Shelter in Place

There is something powerful about the common emergency-situation guidance to "shelter in place." For once, we are not going elsewhere to seek comfort. Metaphorically, we aren't day-dreaming about the future or getting swept back into the past. We aren't fantasizing or planning our next trip to distract ourselves. We're instructed to stay in place. Find what shelter you can in the spot you already occupy.

This is a radical notion in our society, with its many options for escapist fantasy, and it could teach us something powerful for working with kids, particularly adolescents who are developing the ability to see themselves abstractly.

If a hurricane is raging outside and you get the instruction to shelter in place, you are unconsciously doing something important: you are accepting the fact that there is a hurricane outside. How often do we deny ourselves that? Pretend that I didn't just have this fight with a friend, or that I didn't just hear some hard news. Begin instead with acceptance. This has happened. How powerful for kids to have the challenge to begin with acceptance.

With acceptance, we aren't wasting time resisting. We aren't denying the hurricane and trying to pretend we're still going to work as usual while trees fall over outside, using time and energy that could instead learn from and respond to the situation. So we teach our kids first to accept that when something is going wrong, it has happened.

Once we've accepted something, we can notice. Is it getting worse right now? Are things spiraling out of control? Usually, the answer is no. That friend said something disrespectful to me in class, but that was yesterday and right now, I'm angry but things aren't getting any worse. This stops the cycle of panic that all of us can get into, but particularly adolescents who are not sure just how bad a given situation, especially a social one, can get.

When you've accepted it, when you've noticed things are not getting worse right now, than a skilled guide can point out that you are actually handling it right now. You are meeting the challenge. The hurricane has not killed you. You have enough resources, inside yourself and in trusted people around you, to meet the situation. Now you can approach it with a little more power. So I was just insulted by someone I thought was a friend - but I have the resources to consider this. I can own the feelings this creates, the disappointment and anger, and I can still be here. I'm not running away. So now which tool do I want to use?

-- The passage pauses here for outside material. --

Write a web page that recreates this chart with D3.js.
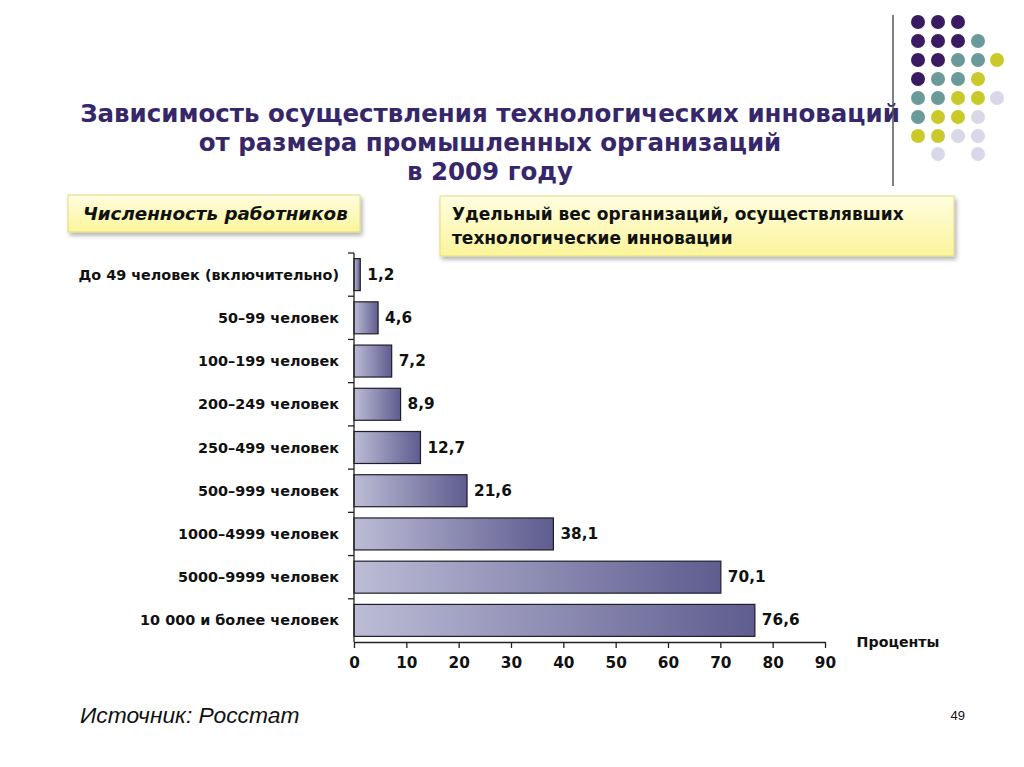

Then this branches into a million possible scenarios, but the beginning is consistent. When a difficult situation arises, we want to develop in adolescents the ability to find shelter in themselves. This requires acceptance first, then noticing that there is stability, and noticing that enough resources exist to survive this. Then considering a response, as opposed to reacting. Not easy to do, for any age. But teachable, especially when adolescents begin to notice themselves abstractly, to observe their own thoughts. As that capacity becomes available neurologically, let's seize the opportunity to teach kids how to break cycles of reaction. Shelter in place for a moment, look outside with a little less panic, and respond with awareness.